Return the material exactly as supplied, apart from the pictures, which are omitted.
# START OF Recorded information
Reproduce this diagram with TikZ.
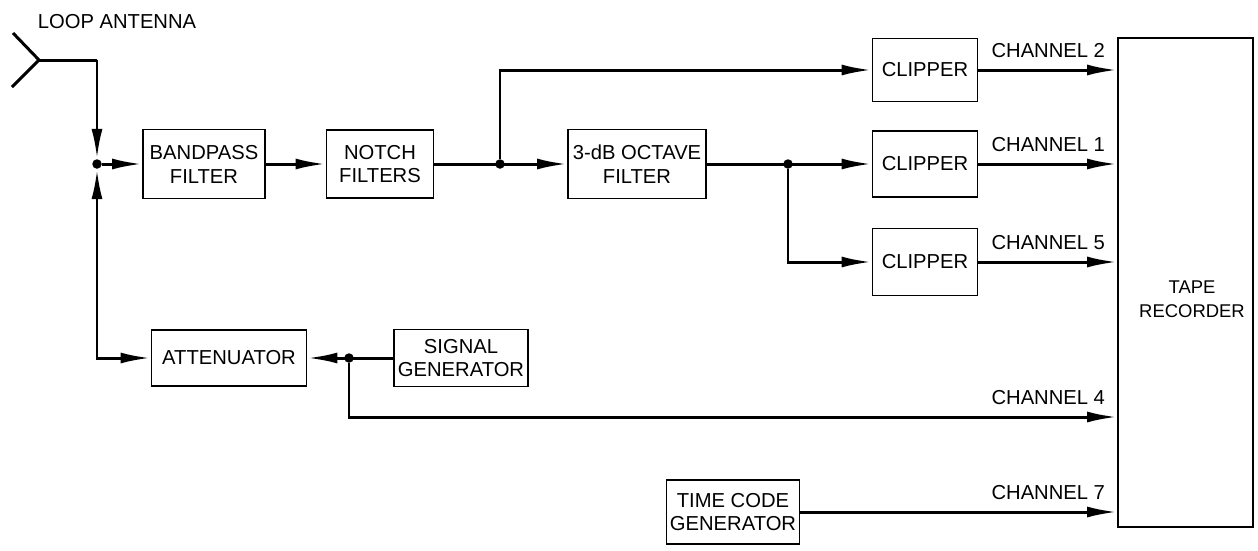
\documentclass[tikz,border=0pt]{standalone}
\usepackage{fontspec}
\setmainfont{Liberation Sans}
\usetikzlibrary{arrows, arrows.meta}

\tikzset{
  blk/.style={draw, line width=1.1pt, align=center, inner sep=0pt},
  wire/.style={line width=1.7pt},
  feed/.style={wire, -{Latex[length=6mm, width=2.2mm]}},
  dot/.style={circle, fill, inner sep=0pt, minimum size=1.9mm},
  chan/.style={above left, inner sep=6pt},
}

\begin{document}
\begin{tikzpicture}[x=0.2mm, y=-0.2mm, font=\fontsize{11.5}{13.6}\selectfont]
\useasboundingbox (0,0) rectangle (1258,550);
%\draw[step=50,gray,very thin] (0,0) grid (1250,550); %background grid
%antenna
\node (looplbl) at (117,22) {LOOP ANTENNA};
\coordinate (ant) at (39,60);
\coordinate (bend) at (97,60);
\draw[wire] (13,33) -- (ant) -- (12,87);
%blocks
\node[blk, minimum width=24.4mm, minimum height=13.8mm] (bandpass) at (204,164) {BANDPASS\\FILTER};
\node[blk, minimum width=21.4mm, minimum height=13.6mm] (notch) at (380,164) {NOTCH\\FILTERS};
\node[blk, minimum width=27.6mm, minimum height=13.8mm] (octave) at (637,164) {3-dB OCTAVE\\FILTER};
\node[blk, minimum width=21mm, minimum height=12.6mm] (clip2) at (925,70) {CLIPPER};
\node[blk, minimum width=21mm, minimum height=13.2mm] (clip1) at (925,164) {CLIPPER};
\node[blk, minimum width=21mm, minimum height=13.4mm] (clip5) at (925,262) {CLIPPER};
\node[blk, minimum width=27mm, minimum height=97.8mm] (rec) at (1185.5,282.5) {};
\node[align=center, font=\fontsize{10.5}{13.6}\selectfont] (reclbl) at (1192,299) {TAPE\\RECORDER};
\node[blk, minimum width=31mm, minimum height=11.2mm] (atten) at (229,358) {ATTENUATOR};
\node[blk, minimum width=26.8mm, minimum height=11.4mm] (siggen) at (461,358) {SIGNAL\\GENERATOR};
\node[blk, minimum width=26.6mm, minimum height=12.8mm] (timecode) at (733,512) {TIME CODE\\GENERATOR};
%junctions
\node[dot] (jA) at (97,164) {};
\node[dot] (jB) at (500,164) {};
\node[dot] (jC) at (788,164) {};
\node[dot] (jD) at (349,358) {};
\coordinate (ch4) at (349,417);
%connections
\draw[wire] (ant) -- (bend);
\draw[feed] (bend) -- (jA);
\draw[feed] (jA) -- (bandpass);
\draw[wire, {Latex[length=6mm, width=2.2mm]}-{Latex[length=6mm, width=2.2mm]}] (jA) |- (atten);
\draw[feed] (bandpass) -- (notch);
\draw[feed] (notch) -- (octave);
\draw[feed] (jB) |- (clip2);
\draw[feed] (octave) -- (clip1);
\draw[feed] (jC) |- (clip5);
\draw[feed] (siggen) -- (atten);
%channels
\draw[feed] (clip2) -- (clip2 -| rec.west) node[chan] {CHANNEL 2};
\draw[feed] (clip1) -- (clip1 -| rec.west) node[chan] {CHANNEL 1};
\draw[feed] (clip5) -- (clip5 -| rec.west) node[chan] {CHANNEL 5};
\draw[feed] (jD) -- (ch4) -- (ch4 -| rec.west) node[chan] {CHANNEL 4};
\draw[feed] (timecode) -- (timecode -| rec.west) node[chan] {CHANNEL 7};
\end{tikzpicture}
\end{document}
# END OF Recorded information
→ **Response to this exercise**:
Reproduce this diagram with TikZ.
\documentclass[tikz,border=0pt]{standalone}
\usepackage{fontspec}
\setmainfont{Liberation Sans}
\usetikzlibrary{arrows, arrows.meta}

\tikzset{
  blk/.style={draw, line width=1.1pt, align=center, inner sep=0pt},
  wire/.style={line width=1.7pt},
  feed/.style={wire, -{Latex[length=6mm, width=2.2mm]}},
  dot/.style={circle, fill, inner sep=0pt, minimum size=1.9mm},
  chan/.style={above left, inner sep=6pt},
}

\begin{document}
\begin{tikzpicture}[x=0.2mm, y=-0.2mm, font=\fontsize{11.5}{13.6}\selectfont]
\useasboundingbox (0,0) rectangle (1258,550);
%\draw[step=50,gray,very thin] (0,0) grid (1250,550); %background grid
%antenna
\node (looplbl) at (117,22) {LOOP ANTENNA};
\coordinate (ant) at (39,60);
\coordinate (bend) at (97,60);
\draw[wire] (13,33) -- (ant) -- (12,87);
%blocks
\node[blk, minimum width=24.4mm, minimum height=13.8mm] (bandpass) at (204,164) {BANDPASS\\FILTER};
\node[blk, minimum width=21.4mm, minimum height=13.6mm] (notch) at (380,164) {NOTCH\\FILTERS};
\node[blk, minimum width=27.6mm, minimum height=13.8mm] (octave) at (637,164) {3-dB OCTAVE\\FILTER};
\node[blk, minimum width=21mm, minimum height=12.6mm] (clip2) at (925,70) {CLIPPER};
\node[blk, minimum width=21mm, minimum height=13.2mm] (clip1) at (925,164) {CLIPPER};
\node[blk, minimum width=21mm, minimum height=13.4mm] (clip5) at (925,262) {CLIPPER};
\node[blk, minimum width=27mm, minimum height=97.8mm] (rec) at (1185.5,282.5) {};
\node[align=center, font=\fontsize{10.5}{13.6}\selectfont] (reclbl) at (1192,299) {TAPE\\RECORDER};
\node[blk, minimum width=31mm, minimum height=11.2mm] (atten) at (229,358) {ATTENUATOR};
\node[blk, minimum width=26.8mm, minimum height=11.4mm] (siggen) at (461,358) {SIGNAL\\GENERATOR};
\node[blk, minimum width=26.6mm, minimum height=12.8mm] (timecode) at (733,512) {TIME CODE\\GENERATOR};
%junctions
\node[dot] (jA) at (97,164) {};
\node[dot] (jB) at (500,164) {};
\node[dot] (jC) at (788,164) {};
\node[dot] (jD) at (349,358) {};
\coordinate (ch4) at (349,417);
%connections
\draw[wire] (ant) -- (bend);
\draw[feed] (bend) -- (jA);
\draw[feed] (jA) -- (bandpass);
\draw[wire, {Latex[length=6mm, width=2.2mm]}-{Latex[length=6mm, width=2.2mm]}] (jA) |- (atten);
\draw[feed] (bandpass) -- (notch);
\draw[feed] (notch) -- (octave);
\draw[feed] (jB) |- (clip2);
\draw[feed] (octave) -- (clip1);
\draw[feed] (jC) |- (clip5);
\draw[feed] (siggen) -- (atten);
%channels
\draw[feed] (clip2) -- (clip2 -| rec.west) node[chan] {CHANNEL 2};
\draw[feed] (clip1) -- (clip1 -| rec.west) node[chan] {CHANNEL 1};
\draw[feed] (clip5) -- (clip5 -| rec.west) node[chan] {CHANNEL 5};
\draw[feed] (jD) -- (ch4) -- (ch4 -| rec.west) node[chan] {CHANNEL 4};
\draw[feed] (timecode) -- (timecode -| rec.west) node[chan] {CHANNEL 7};
\end{tikzpicture}
\end{document}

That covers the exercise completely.